— Start of Available data —

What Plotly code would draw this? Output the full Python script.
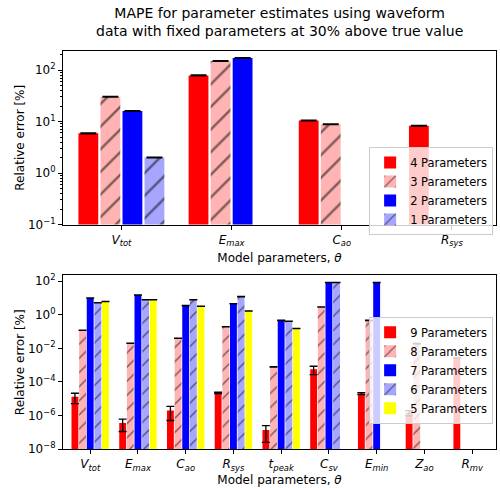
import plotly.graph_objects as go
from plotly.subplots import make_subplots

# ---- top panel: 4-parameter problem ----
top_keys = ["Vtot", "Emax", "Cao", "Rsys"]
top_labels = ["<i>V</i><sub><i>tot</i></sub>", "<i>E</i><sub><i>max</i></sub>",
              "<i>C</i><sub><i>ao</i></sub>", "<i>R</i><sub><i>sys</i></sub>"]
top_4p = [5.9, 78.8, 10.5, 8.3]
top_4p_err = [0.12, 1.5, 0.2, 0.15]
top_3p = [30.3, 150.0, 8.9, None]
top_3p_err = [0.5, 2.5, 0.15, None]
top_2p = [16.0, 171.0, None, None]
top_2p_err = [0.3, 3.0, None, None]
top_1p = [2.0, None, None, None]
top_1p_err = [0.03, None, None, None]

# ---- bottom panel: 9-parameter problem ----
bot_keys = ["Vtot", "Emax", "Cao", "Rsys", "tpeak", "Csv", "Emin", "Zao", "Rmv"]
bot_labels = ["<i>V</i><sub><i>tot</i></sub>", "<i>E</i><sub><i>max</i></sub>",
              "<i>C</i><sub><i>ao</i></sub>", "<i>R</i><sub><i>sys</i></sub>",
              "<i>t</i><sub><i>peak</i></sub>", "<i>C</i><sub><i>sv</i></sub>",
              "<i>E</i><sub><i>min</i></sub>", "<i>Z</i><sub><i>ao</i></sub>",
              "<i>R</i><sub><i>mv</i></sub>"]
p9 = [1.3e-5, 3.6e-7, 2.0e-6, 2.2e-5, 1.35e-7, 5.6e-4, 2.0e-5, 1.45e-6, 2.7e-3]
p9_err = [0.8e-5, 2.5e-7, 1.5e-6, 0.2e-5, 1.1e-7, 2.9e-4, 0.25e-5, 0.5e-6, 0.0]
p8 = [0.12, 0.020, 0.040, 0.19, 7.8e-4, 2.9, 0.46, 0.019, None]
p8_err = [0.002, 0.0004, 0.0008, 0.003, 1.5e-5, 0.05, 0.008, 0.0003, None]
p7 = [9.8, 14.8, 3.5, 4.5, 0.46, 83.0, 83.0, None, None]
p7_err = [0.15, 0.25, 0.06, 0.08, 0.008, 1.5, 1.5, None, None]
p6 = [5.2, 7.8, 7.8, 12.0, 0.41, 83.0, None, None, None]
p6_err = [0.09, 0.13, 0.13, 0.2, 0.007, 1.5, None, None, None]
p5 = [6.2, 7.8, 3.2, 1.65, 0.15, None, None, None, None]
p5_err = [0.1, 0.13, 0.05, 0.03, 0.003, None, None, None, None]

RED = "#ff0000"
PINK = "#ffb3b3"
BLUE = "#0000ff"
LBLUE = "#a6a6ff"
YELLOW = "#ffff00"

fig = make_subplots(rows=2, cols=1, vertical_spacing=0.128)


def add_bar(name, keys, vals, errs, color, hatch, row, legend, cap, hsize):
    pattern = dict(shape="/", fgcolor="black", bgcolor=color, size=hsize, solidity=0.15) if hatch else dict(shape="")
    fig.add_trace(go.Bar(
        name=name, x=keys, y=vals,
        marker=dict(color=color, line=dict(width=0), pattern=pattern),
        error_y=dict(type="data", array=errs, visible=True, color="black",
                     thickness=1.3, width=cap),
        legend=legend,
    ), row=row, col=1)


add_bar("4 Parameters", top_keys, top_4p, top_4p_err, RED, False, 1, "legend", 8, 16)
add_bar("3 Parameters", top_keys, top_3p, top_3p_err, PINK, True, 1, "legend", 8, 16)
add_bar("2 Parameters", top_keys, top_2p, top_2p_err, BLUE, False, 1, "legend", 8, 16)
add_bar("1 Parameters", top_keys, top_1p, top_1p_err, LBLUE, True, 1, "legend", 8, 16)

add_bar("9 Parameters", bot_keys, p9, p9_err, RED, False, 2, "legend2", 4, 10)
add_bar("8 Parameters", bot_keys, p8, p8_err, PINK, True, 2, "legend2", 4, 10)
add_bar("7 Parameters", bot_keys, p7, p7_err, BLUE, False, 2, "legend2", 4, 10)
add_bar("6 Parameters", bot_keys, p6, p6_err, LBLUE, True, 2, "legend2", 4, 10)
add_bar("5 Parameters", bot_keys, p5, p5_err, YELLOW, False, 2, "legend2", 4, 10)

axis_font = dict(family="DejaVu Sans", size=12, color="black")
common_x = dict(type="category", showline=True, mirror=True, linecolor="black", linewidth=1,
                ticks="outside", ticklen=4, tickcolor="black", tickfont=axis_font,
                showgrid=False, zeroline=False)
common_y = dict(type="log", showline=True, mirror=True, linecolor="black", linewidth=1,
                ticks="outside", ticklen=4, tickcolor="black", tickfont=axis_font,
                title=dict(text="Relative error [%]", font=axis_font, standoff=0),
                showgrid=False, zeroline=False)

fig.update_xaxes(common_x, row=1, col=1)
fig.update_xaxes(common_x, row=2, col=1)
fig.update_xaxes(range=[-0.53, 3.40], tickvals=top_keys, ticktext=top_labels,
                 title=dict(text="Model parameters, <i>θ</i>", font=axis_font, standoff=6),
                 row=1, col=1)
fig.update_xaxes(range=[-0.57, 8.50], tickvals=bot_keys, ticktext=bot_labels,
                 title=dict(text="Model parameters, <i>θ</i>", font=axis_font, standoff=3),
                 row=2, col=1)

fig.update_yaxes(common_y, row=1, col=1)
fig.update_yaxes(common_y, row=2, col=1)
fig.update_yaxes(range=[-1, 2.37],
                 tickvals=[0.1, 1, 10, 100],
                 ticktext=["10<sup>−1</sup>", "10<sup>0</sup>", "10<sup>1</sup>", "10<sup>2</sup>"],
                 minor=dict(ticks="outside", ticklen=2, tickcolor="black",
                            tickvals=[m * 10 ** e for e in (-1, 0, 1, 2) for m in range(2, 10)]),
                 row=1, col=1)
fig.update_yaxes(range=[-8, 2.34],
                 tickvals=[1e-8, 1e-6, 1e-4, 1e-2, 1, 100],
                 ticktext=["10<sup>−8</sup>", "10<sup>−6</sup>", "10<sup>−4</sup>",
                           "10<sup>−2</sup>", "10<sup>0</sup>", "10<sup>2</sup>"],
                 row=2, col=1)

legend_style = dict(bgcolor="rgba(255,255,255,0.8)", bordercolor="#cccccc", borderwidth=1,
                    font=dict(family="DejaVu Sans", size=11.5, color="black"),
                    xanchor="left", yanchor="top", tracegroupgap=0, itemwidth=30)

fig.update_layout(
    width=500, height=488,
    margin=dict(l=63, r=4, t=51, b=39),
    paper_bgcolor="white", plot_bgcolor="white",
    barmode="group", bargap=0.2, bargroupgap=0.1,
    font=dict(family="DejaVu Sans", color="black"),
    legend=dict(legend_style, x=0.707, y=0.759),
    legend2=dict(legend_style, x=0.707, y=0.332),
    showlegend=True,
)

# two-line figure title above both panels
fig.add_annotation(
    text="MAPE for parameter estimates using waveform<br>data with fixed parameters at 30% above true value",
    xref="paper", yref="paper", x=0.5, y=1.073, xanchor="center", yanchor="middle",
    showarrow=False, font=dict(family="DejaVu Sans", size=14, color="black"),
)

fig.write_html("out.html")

— End of Available data —

→ **Directive**: Repeat, with no pictures, each line from the beginning of the data through the line containing "from plotly.subplots import make_subplots", inclusive.

→ **Output**:
What Plotly code would draw this? Output the full Python script.
import plotly.graph_objects as go
from plotly.subplots import make_subplots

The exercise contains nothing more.